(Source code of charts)
--- begin ---

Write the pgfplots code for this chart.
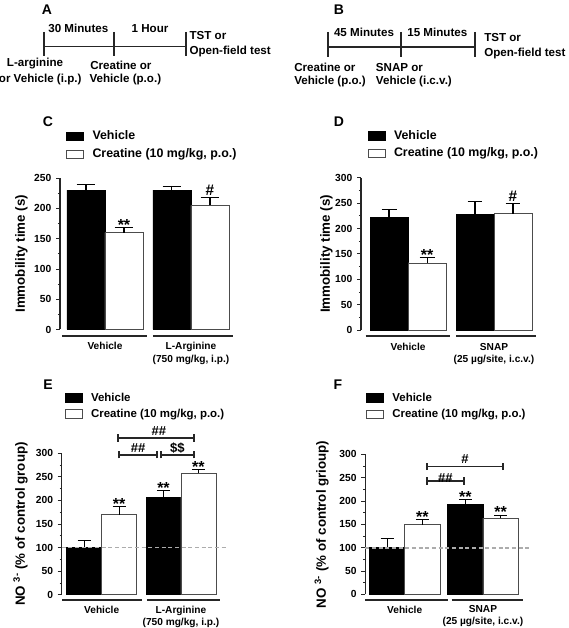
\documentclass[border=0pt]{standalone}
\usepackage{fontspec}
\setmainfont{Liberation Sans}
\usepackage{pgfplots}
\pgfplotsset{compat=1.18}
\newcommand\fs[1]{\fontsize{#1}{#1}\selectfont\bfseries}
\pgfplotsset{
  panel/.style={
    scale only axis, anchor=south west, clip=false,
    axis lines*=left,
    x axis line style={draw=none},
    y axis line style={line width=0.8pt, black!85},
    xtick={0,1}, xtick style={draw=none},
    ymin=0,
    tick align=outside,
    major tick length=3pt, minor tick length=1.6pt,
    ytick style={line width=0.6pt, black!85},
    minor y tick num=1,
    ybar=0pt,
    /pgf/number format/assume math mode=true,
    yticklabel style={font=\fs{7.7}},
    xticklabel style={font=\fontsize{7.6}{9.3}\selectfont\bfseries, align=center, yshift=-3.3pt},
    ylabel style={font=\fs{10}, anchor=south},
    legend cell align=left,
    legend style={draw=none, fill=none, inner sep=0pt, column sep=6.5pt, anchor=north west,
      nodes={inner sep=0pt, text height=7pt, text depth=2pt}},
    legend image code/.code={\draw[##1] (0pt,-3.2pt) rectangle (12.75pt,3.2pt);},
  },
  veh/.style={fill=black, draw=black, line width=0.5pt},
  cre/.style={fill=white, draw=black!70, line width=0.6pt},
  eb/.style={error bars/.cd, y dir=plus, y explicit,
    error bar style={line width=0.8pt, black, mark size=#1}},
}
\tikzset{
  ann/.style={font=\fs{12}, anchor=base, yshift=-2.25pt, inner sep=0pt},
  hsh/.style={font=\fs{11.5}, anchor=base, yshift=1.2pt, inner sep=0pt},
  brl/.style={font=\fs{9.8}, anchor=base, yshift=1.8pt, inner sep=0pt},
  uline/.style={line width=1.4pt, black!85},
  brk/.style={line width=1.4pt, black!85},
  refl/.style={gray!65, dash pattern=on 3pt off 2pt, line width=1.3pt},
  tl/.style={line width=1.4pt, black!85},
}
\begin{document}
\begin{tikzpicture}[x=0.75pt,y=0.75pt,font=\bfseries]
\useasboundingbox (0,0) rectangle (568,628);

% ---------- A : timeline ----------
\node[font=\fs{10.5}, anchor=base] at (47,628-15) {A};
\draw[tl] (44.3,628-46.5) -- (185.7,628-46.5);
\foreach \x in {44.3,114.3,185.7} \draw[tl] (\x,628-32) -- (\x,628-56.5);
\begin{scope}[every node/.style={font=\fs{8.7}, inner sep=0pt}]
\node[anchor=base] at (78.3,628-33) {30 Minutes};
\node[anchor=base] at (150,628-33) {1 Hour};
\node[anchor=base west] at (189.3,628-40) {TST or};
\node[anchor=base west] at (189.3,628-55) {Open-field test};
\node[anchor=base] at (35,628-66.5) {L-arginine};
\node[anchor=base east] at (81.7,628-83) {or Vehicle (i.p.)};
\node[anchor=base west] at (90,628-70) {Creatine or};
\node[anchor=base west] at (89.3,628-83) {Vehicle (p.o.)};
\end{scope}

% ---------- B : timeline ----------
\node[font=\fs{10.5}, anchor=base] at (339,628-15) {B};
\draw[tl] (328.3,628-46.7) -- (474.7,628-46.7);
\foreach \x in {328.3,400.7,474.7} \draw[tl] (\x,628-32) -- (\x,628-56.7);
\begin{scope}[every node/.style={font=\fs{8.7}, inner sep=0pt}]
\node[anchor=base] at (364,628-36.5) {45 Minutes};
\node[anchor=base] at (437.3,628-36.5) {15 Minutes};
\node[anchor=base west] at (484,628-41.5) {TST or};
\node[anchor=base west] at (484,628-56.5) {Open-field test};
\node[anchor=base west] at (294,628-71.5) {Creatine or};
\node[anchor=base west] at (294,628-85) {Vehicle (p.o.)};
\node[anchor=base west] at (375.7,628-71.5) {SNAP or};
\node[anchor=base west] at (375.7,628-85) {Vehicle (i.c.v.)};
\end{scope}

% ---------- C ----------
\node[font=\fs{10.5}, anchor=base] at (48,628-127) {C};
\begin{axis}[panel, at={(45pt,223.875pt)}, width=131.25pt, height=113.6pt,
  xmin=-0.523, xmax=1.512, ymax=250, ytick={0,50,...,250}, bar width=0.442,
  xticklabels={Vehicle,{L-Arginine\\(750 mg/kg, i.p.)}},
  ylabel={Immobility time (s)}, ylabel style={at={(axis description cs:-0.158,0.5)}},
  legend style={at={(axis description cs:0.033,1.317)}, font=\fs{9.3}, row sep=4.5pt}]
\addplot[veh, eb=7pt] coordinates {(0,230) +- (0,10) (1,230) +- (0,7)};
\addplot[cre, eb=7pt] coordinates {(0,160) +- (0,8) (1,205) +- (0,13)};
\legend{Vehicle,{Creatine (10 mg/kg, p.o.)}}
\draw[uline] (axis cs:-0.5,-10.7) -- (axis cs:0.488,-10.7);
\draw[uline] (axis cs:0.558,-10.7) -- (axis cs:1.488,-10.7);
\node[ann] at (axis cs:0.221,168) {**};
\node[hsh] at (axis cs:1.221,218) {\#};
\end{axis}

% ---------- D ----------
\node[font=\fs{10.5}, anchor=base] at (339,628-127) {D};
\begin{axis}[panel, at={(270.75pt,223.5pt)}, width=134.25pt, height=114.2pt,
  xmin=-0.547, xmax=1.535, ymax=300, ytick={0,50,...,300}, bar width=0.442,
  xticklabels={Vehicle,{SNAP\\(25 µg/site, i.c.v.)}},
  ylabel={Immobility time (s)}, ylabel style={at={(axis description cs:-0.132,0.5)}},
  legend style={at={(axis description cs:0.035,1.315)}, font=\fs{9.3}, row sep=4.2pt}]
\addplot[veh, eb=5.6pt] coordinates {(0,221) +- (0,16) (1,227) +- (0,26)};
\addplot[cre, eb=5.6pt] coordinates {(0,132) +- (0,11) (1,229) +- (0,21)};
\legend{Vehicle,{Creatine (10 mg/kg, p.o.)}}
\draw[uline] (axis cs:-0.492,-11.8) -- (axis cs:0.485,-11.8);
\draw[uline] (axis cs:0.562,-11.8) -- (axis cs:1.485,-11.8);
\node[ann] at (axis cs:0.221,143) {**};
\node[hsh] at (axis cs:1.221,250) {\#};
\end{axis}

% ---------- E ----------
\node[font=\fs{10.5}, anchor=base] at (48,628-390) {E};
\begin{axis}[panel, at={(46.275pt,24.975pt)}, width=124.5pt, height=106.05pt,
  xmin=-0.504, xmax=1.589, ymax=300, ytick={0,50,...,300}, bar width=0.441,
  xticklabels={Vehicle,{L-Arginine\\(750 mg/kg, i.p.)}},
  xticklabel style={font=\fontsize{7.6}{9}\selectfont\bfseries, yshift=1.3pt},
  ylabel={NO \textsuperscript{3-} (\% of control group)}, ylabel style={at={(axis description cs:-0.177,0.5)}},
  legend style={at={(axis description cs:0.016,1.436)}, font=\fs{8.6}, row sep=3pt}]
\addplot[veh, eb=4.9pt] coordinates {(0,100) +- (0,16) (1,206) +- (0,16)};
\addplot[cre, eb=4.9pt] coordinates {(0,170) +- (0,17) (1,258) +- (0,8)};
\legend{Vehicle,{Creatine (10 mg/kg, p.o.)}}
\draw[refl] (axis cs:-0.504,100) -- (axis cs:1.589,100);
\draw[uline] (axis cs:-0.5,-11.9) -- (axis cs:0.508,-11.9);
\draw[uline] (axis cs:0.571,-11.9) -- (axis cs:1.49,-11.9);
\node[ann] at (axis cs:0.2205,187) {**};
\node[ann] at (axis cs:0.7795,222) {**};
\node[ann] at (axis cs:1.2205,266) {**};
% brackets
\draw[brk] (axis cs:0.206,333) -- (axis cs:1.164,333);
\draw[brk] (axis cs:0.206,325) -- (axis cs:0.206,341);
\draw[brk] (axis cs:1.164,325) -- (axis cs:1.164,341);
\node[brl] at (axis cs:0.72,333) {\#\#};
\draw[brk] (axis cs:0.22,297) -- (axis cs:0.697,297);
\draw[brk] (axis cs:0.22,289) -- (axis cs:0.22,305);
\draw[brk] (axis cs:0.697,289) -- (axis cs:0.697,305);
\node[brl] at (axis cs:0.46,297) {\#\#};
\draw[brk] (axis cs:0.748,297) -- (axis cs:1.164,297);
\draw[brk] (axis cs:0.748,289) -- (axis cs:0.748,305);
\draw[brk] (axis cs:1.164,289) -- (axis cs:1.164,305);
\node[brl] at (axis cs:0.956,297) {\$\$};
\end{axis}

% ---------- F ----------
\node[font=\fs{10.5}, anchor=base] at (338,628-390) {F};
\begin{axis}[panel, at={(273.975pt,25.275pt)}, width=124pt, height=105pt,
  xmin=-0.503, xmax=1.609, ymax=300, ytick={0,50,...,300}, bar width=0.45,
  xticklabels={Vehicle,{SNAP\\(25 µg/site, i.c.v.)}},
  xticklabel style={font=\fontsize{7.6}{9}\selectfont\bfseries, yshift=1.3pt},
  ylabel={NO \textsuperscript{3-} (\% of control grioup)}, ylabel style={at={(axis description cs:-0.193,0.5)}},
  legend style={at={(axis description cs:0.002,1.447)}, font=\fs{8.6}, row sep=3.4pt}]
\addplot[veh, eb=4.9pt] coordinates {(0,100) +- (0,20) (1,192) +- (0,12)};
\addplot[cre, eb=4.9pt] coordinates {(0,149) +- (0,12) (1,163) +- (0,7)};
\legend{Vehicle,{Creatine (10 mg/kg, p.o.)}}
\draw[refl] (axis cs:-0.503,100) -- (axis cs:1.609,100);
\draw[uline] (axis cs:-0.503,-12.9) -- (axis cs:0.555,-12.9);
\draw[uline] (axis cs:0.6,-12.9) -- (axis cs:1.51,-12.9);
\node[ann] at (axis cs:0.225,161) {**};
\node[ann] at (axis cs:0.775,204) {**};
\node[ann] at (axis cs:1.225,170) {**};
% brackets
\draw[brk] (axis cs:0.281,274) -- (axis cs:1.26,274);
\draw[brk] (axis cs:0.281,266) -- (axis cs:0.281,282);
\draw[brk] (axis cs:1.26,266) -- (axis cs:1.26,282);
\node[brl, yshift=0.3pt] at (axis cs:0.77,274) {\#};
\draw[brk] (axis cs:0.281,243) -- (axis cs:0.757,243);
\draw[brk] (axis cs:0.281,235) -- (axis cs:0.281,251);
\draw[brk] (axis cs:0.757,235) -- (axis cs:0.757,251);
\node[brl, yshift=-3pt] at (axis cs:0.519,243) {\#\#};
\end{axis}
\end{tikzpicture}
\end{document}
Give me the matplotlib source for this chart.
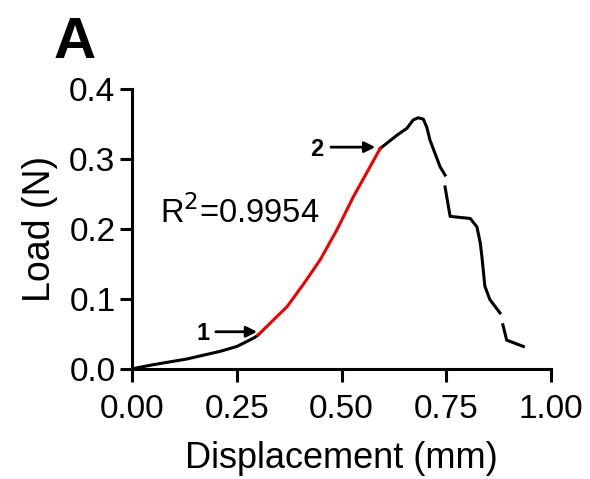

--- end ---

REQUIREMENTS
Skip the pictures, please, and transcribe only the lines from the beginning of the material through the one that contains "(0,0) rectangle (568,628);".

ANSWER TO THIS EXERCISE
Write the pgfplots code for this chart.
\documentclass[border=0pt]{standalone}
\usepackage{fontspec}
\setmainfont{Liberation Sans}
\usepackage{pgfplots}
\pgfplotsset{compat=1.18}
\newcommand\fs[1]{\fontsize{#1}{#1}\selectfont\bfseries}
\pgfplotsset{
  panel/.style={
    scale only axis, anchor=south west, clip=false,
    axis lines*=left,
    x axis line style={draw=none},
    y axis line style={line width=0.8pt, black!85},
    xtick={0,1}, xtick style={draw=none},
    ymin=0,
    tick align=outside,
    major tick length=3pt, minor tick length=1.6pt,
    ytick style={line width=0.6pt, black!85},
    minor y tick num=1,
    ybar=0pt,
    /pgf/number format/assume math mode=true,
    yticklabel style={font=\fs{7.7}},
    xticklabel style={font=\fontsize{7.6}{9.3}\selectfont\bfseries, align=center, yshift=-3.3pt},
    ylabel style={font=\fs{10}, anchor=south},
    legend cell align=left,
    legend style={draw=none, fill=none, inner sep=0pt, column sep=6.5pt, anchor=north west,
      nodes={inner sep=0pt, text height=7pt, text depth=2pt}},
    legend image code/.code={\draw[##1] (0pt,-3.2pt) rectangle (12.75pt,3.2pt);},
  },
  veh/.style={fill=black, draw=black, line width=0.5pt},
  cre/.style={fill=white, draw=black!70, line width=0.6pt},
  eb/.style={error bars/.cd, y dir=plus, y explicit,
    error bar style={line width=0.8pt, black, mark size=#1}},
}
\tikzset{
  ann/.style={font=\fs{12}, anchor=base, yshift=-2.25pt, inner sep=0pt},
  hsh/.style={font=\fs{11.5}, anchor=base, yshift=1.2pt, inner sep=0pt},
  brl/.style={font=\fs{9.8}, anchor=base, yshift=1.8pt, inner sep=0pt},
  uline/.style={line width=1.4pt, black!85},
  brk/.style={line width=1.4pt, black!85},
  refl/.style={gray!65, dash pattern=on 3pt off 2pt, line width=1.3pt},
  tl/.style={line width=1.4pt, black!85},
}
\begin{document}
\begin{tikzpicture}[x=0.75pt,y=0.75pt,font=\bfseries]
\useasboundingbox (0,0) rectangle (568,628);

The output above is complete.